I also wonder about "peak pipeline" and "peak refining". Being able to pump it out of the ground is pointless and wasteful if it doesn't find it's way into my gas tank.

Borepatch said...

Mike, it makes sense to invest in these other technologies only when the price of existing ones starts to go up. Otherwise we'll likely get nothing but Solyndra style crony capitalist boondoggles.

As to the 100 years limit, remember that 10 years ago that was a 50 year limit. My bet on the technology is that there will end up being much more oil than even this 100 year estimate before all is done.

Lissa, the best thing we can do for world peace is to get the price of gas to tank. (so to speak)

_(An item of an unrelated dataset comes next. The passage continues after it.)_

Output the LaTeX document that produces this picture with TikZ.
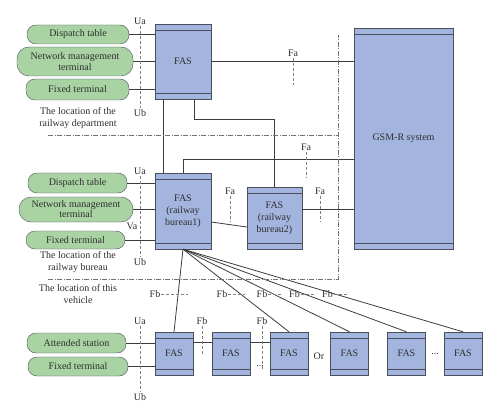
\documentclass[tikz,border=0pt]{standalone}
\usepackage{fontspec}
\setmainfont{Liberation Serif}
\usepackage{tikz}
\usetikzlibrary{
  positioning,
  calc
}
\definecolor{fascolor}{HTML}{A3B5DF}
\definecolor{termcolor}{HTML}{A9D3A3}
\definecolor{edgecolor}{HTML}{4A4F5C}
\definecolor{linkcolor}{HTML}{3C3C3C}
\definecolor{txtcolor}{HTML}{2E2E2E}

\begin{document}
\begin{tikzpicture}[
  x=1pt, y=-1pt,
  fas/.style={
    draw=edgecolor, fill=fascolor, inner sep=1pt,
    align=center, text=txtcolor,
    path picture={
      \draw[edgecolor, line width=0.8pt]
        ([yshift=-6pt]path picture bounding box.north west) --
        ([yshift=-6pt]path picture bounding box.north east);
      \draw[edgecolor, line width=0.8pt]
        ([yshift=6pt]path picture bounding box.south west) --
        ([yshift=6pt]path picture bounding box.south east);
    }
  },
  smallfas/.style={fas, minimum width=38pt, minimum height=43pt},
  term/.style={
    draw=edgecolor, fill=termcolor, rounded corners=9pt,
    inner sep=1pt, align=center, text=txtcolor
  },
  link/.style={linkcolor, line width=0.8pt},
  iface/.style={gray, line width=0.7pt, dash pattern=on 3pt off 2pt},
  zone/.style={gray!90!black, line width=0.7pt, dash pattern=on 5pt off 1.5pt on 1pt off 1.5pt},
  lbl/.style={text=txtcolor, inner sep=1pt, align=center}
]
  \useasboundingbox (0,0) rectangle (500,414);

  % ── FAS nodes and GSM-R ──
  \node[fas, minimum width=56pt, minimum height=75pt] (fas0) at (183,61.5) {FAS};
  \node[fas, minimum width=56pt, minimum height=76pt] (fas1) at (183,211)
    {FAS\\(railway\\bureau1)};
  \node[fas, minimum width=55pt, minimum height=62pt] (fas2) at (274.5,218)
    {FAS\\(railway\\bureau2)};
  \node[fas, minimum width=99pt, minimum height=221pt] (gsmr) at (403.5,138.5) {GSM-R system};

  % ── Vehicle FAS row ──
  \foreach \x/\n in {174/b1, 231/b2, 289/b3, 349.5/b4, 406.5/b5, 463/b6}
    \node[smallfas] (\n) at (\x,353.5) {FAS};
  \node[lbl] (or) at (319,356) {Or};
  \node[lbl] (dots1) at (260,366) {...};
  \node[lbl] (dots2) at (435,354) {...};

  % ── Terminals: railway department ──
  \node[term, minimum width=102pt, minimum height=19pt] (disp0) at (78,34.5) {Dispatch table};
  \node[term, rounded corners=12pt, minimum width=116pt, minimum height=29pt] (net0) at (75,61.5)
    {Network management\\[-1pt]terminal};
  \node[term, minimum width=103pt, minimum height=21pt] (fix0) at (77.5,89.5) {Fixed terminal};
  \node[lbl] (loc0) at (78,118) {The location of the\\railway department};

  % ── Terminals: railway bureau ──
  \node[term, minimum width=99pt, minimum height=20pt] (disp1) at (77.5,183) {Dispatch table};
  \node[term, rounded corners=12pt, minimum width=114pt, minimum height=25pt] (net1) at (76,209.5)
    {Network management\\[-2pt]terminal};
  \node[term, minimum width=99pt, minimum height=18pt] (fix1) at (75.5,240) {Fixed terminal};
  \node[lbl] (loc1) at (78,262) {The location of the\\railway bureau};

  % ── Terminals: vehicle ──
  \node[lbl] (loc2) at (78,294) {The location of this\\vehicle};
  \node[term, minimum width=99pt, minimum height=20pt] (att2) at (76.5,343) {Attended station};
  \node[term, minimum width=100pt, minimum height=19pt] (fix2) at (78,366.5) {Fixed terminal};

  % ── Terminal links ──
  \foreach \t in {disp0, net0, fix0}
    \draw[link] (\t.east) -- (\t.east -| fas0.west);
  \foreach \t in {disp1, net1, fix1}
    \draw[link] (\t.east) -- (\t.east -| fas1.west);
  \foreach \t in {att2, fix2}
    \draw[link] (\t.east) -- (\t.east -| b1.west);

  % ── FAS links ──
  \draw[link] (fas0.east) -- (fas0.east -| gsmr.west);
  \draw[link] ([xshift=-20pt]fas0.south) -- ([xshift=-20pt]fas1.north);
  \draw[link] ([xshift=11pt]fas0.south) -- ++(0,20) -| (fas2.north);
  \draw[link] (fas1.north) -- ++(0,-13) coordinate (t1) -- (t1 -| gsmr.west);
  \draw[link] ([yshift=-11pt]fas1.east) -- ([yshift=-9pt]fas2.west);
  \draw[link] ([yshift=9pt]fas2.east) -- ([yshift=9pt]fas2.east -| gsmr.west);
  \foreach \n in {b1, b3, b4, b5, b6}
    \draw[link] (fas1.south) -- (\n.north);
  \draw[link] ([yshift=11pt]b1.east) -- ([yshift=11pt]b2.west);
  \draw[link] ([yshift=11pt]b2.east) -- ([yshift=11pt]b3.west);

  % ── Interfaces U / V ──
  \node[lbl] (ua0) at (140,21) {Ua};
  \node[lbl] (ub0) at (140,113) {Ub};
  \draw[iface] (ua0.south) -- (ub0.north);
  \node[lbl] (ua1) at (140,171) {Ua};
  \node[lbl] (ub1) at (140,262) {Ub};
  \draw[iface] (ua1.south) -- (ub1.north);
  \node[lbl] (va1) at (132,226) {Va};
  \node[lbl] (ua2) at (140,321) {Ua};
  \node[lbl] (ub2) at (140,397) {Ub};
  \draw[iface] (ua2.south) -- (ub2.north);

  % ── Interfaces Fa ──
  \foreach \x/\y/\l [count=\i] in {293/53/27, 306/147/26, 230/191/26, 320/191/26} {
    \node[lbl] (fa\i) at (\x,\y) {Fa};
    \draw[iface] (fa\i.south) -- ++(0,\l);
  }

  % ── Interfaces Fb ──
  \node[lbl] (fbv1) at (202,321) {Fb};
  \draw[iface] (fbv1.south) -- ++(0,28);
  \node[lbl] (fbv2) at (262,321) {Fb};
  \draw[iface] (fbv2.south) -- ++(0,43);
  \foreach \x/\l [count=\i] in {155/27, 222/17, 262/15, 294.5/14, 327.5/15} {
    \node[lbl] (fbh\i) at (\x,294) {Fb};
    \draw[iface] (fbh\i.east) -- ++(\l,0);
  }

  % ── Location borders ──
  \draw[zone] (48,135) -- (338,135);
  \draw[zone] (48,279) -- (338,279) -- (338,35);

\end{tikzpicture}
\end{document}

newrebeluniv, this is the way they're trying to kill it. But the Permian basin is in Texas, near to existing pipelines. So far they haven't been able to block the signal.

SiGraybeard said...

The situation of the small companies owning and starting to develop the resources is the norm in the mining. Gold mines, for example, typically take several years between finding the deposit and getting gold bars out of the smelter. This is high risk stuff, so the big companies let the little guys take the risk, develop the resource until gold starts to flow, and then they buy up the little guys.

Paul, Dammit! said...

What's interesting to me is that there's still a *huge* lag between investment in infrastructure and oil supply. We've got a glut of supply in the US, but now we've got a limit on marketability. There's a huge bottleneck at the Bakken crude disports, since it was developed with investment in Keystone xl's infrastructure in mind- without the concurrent development of the XL pipeline, I wonder what impact infrastructural lag will have on development of the up-and-coming fields like LPG and gas reprocessing? Personally, I'm hesitant to invest in infrastructural developers despite what seems like a phenomenal job market.